#### [Dataset entries]
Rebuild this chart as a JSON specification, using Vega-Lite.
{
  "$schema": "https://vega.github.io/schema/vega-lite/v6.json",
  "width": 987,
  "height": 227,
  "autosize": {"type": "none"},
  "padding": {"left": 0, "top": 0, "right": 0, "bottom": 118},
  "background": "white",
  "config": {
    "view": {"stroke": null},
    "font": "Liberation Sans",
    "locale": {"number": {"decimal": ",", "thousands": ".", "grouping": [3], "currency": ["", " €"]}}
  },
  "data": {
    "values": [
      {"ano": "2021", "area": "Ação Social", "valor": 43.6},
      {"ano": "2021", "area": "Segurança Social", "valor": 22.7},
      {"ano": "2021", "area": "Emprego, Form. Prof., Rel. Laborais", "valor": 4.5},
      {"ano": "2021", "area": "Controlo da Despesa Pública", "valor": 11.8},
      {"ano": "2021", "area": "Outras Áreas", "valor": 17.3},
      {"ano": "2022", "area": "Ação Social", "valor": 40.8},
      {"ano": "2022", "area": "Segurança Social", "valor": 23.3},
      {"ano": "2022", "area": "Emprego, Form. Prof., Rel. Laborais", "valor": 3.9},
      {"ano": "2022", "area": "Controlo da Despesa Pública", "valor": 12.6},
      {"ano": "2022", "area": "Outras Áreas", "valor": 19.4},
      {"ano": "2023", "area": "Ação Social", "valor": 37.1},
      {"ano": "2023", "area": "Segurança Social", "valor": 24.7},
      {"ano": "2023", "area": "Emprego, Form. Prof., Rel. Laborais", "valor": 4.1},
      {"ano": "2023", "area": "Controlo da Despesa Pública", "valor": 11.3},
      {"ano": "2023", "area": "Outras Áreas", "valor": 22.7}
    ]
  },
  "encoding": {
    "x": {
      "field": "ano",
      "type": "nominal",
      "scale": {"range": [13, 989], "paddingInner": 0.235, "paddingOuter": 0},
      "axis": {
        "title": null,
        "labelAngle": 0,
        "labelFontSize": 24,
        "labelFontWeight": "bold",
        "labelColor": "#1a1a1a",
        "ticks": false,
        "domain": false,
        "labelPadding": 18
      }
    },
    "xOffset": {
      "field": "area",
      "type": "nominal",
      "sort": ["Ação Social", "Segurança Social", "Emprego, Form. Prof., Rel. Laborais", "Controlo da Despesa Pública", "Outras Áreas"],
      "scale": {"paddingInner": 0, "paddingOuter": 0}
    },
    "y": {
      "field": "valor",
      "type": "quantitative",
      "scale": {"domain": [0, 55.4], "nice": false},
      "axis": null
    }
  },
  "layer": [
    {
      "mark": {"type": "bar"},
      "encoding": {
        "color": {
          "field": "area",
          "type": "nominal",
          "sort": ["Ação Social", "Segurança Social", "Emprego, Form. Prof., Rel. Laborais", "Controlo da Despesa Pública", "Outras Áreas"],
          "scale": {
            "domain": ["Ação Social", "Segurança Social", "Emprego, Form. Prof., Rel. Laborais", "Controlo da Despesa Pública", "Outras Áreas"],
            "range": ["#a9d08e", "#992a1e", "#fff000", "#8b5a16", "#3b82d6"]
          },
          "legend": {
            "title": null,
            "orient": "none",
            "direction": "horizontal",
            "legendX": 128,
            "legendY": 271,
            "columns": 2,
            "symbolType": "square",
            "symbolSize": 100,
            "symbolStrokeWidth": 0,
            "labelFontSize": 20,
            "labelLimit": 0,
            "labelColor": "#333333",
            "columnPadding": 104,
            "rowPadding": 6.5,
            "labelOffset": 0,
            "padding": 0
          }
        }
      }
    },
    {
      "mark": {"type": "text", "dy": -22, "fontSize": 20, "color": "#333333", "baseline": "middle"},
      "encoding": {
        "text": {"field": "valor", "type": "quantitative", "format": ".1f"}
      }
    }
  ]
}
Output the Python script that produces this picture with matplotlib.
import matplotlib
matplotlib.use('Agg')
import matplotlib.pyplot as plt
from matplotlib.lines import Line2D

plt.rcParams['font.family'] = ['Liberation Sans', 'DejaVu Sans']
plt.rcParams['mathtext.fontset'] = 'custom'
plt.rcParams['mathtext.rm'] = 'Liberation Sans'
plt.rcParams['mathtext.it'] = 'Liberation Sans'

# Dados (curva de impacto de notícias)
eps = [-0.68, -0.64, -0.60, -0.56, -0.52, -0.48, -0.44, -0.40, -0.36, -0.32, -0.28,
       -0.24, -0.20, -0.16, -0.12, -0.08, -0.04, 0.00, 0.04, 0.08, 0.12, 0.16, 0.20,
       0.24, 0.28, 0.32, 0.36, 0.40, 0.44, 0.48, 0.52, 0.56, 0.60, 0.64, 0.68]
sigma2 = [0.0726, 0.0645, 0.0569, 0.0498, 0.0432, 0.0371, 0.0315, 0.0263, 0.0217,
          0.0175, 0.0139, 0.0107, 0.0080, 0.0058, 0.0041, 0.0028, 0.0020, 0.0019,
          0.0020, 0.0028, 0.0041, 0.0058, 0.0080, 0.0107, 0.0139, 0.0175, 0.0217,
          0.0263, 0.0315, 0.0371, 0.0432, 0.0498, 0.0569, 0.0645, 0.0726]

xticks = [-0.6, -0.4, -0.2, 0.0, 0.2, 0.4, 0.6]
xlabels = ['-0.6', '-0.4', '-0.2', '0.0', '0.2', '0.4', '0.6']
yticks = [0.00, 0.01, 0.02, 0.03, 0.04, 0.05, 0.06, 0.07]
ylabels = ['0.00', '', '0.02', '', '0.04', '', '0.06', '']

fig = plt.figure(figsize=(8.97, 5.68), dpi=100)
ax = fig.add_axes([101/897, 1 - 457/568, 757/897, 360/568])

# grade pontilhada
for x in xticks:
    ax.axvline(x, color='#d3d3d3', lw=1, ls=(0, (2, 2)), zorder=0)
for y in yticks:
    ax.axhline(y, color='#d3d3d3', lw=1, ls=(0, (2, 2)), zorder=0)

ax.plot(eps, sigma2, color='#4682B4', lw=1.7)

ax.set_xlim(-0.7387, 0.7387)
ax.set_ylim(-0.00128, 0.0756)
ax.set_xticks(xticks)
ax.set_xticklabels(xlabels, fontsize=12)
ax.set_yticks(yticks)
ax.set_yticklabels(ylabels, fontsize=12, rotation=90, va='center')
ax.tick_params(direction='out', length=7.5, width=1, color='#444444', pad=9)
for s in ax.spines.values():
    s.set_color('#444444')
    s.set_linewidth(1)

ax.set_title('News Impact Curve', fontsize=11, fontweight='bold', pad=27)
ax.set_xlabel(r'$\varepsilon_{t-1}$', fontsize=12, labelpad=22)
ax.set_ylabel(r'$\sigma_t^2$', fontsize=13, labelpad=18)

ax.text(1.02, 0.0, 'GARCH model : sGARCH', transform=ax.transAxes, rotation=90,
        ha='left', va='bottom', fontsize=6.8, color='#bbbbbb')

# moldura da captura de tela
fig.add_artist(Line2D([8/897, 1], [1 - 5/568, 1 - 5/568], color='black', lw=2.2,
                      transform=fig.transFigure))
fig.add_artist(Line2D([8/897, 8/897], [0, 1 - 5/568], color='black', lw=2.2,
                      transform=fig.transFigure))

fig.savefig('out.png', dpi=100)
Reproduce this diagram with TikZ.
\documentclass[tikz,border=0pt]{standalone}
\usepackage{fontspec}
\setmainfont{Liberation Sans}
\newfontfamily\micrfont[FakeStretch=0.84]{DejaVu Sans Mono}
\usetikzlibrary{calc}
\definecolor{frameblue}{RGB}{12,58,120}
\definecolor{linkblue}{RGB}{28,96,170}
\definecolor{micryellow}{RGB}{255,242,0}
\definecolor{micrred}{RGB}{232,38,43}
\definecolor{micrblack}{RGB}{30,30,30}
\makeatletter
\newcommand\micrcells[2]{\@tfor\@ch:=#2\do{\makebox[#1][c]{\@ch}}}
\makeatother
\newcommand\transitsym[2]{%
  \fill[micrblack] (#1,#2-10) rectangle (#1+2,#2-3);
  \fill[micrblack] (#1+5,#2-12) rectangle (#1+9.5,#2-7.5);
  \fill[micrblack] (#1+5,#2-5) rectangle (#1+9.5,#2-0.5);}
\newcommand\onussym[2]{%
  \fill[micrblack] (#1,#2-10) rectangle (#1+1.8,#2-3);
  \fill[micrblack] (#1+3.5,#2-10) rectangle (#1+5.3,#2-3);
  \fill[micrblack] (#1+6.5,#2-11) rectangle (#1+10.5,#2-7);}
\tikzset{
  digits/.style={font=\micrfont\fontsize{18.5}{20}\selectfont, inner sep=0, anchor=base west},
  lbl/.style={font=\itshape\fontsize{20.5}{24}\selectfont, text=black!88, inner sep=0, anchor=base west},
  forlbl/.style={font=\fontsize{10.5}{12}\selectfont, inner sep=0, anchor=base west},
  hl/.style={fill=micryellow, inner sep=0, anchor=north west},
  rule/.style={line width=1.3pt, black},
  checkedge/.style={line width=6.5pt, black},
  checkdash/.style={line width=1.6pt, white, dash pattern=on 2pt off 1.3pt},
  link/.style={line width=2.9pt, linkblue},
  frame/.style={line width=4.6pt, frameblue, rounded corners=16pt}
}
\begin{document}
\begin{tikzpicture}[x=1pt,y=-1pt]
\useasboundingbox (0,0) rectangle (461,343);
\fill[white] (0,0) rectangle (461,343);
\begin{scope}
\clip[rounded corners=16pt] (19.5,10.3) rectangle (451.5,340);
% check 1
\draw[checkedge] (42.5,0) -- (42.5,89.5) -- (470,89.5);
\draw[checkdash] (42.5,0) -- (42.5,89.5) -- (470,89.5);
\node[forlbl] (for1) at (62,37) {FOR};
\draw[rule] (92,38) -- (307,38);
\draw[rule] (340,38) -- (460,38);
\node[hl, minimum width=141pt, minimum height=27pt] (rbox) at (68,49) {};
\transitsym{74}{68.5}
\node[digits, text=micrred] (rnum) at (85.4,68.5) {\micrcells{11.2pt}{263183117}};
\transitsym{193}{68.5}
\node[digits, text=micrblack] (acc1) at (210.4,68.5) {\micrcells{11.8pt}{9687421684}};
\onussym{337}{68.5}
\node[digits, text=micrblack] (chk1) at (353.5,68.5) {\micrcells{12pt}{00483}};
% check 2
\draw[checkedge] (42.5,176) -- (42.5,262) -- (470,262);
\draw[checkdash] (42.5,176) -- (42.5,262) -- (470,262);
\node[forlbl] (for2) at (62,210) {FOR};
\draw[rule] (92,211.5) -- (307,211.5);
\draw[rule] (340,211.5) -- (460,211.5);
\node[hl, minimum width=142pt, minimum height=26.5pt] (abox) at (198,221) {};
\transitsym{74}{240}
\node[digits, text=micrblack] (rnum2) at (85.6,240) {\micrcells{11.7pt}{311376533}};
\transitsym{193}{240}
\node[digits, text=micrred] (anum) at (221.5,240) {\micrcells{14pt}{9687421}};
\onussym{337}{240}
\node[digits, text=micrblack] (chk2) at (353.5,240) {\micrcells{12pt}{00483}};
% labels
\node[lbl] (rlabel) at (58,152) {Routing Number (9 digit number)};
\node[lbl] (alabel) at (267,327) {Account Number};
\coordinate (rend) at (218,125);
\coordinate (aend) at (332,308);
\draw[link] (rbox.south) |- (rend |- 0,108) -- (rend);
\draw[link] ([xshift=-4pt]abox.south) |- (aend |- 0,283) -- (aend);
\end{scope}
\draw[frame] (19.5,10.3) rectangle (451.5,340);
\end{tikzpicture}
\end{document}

#### [Goal]
Starting at the line that contains "Output the Python", set down every line up to and including the line that contains "plt.rcParams['mathtext.it'] = 'Liberation", exactly as given, and no other line.

#### [Expected output]
Output the Python script that produces this picture with matplotlib.
import matplotlib
matplotlib.use('Agg')
import matplotlib.pyplot as plt
from matplotlib.lines import Line2D

plt.rcParams['font.family'] = ['Liberation Sans', 'DejaVu Sans']
plt.rcParams['mathtext.fontset'] = 'custom'
plt.rcParams['mathtext.rm'] = 'Liberation Sans'
plt.rcParams['mathtext.it'] = 'Liberation Sans'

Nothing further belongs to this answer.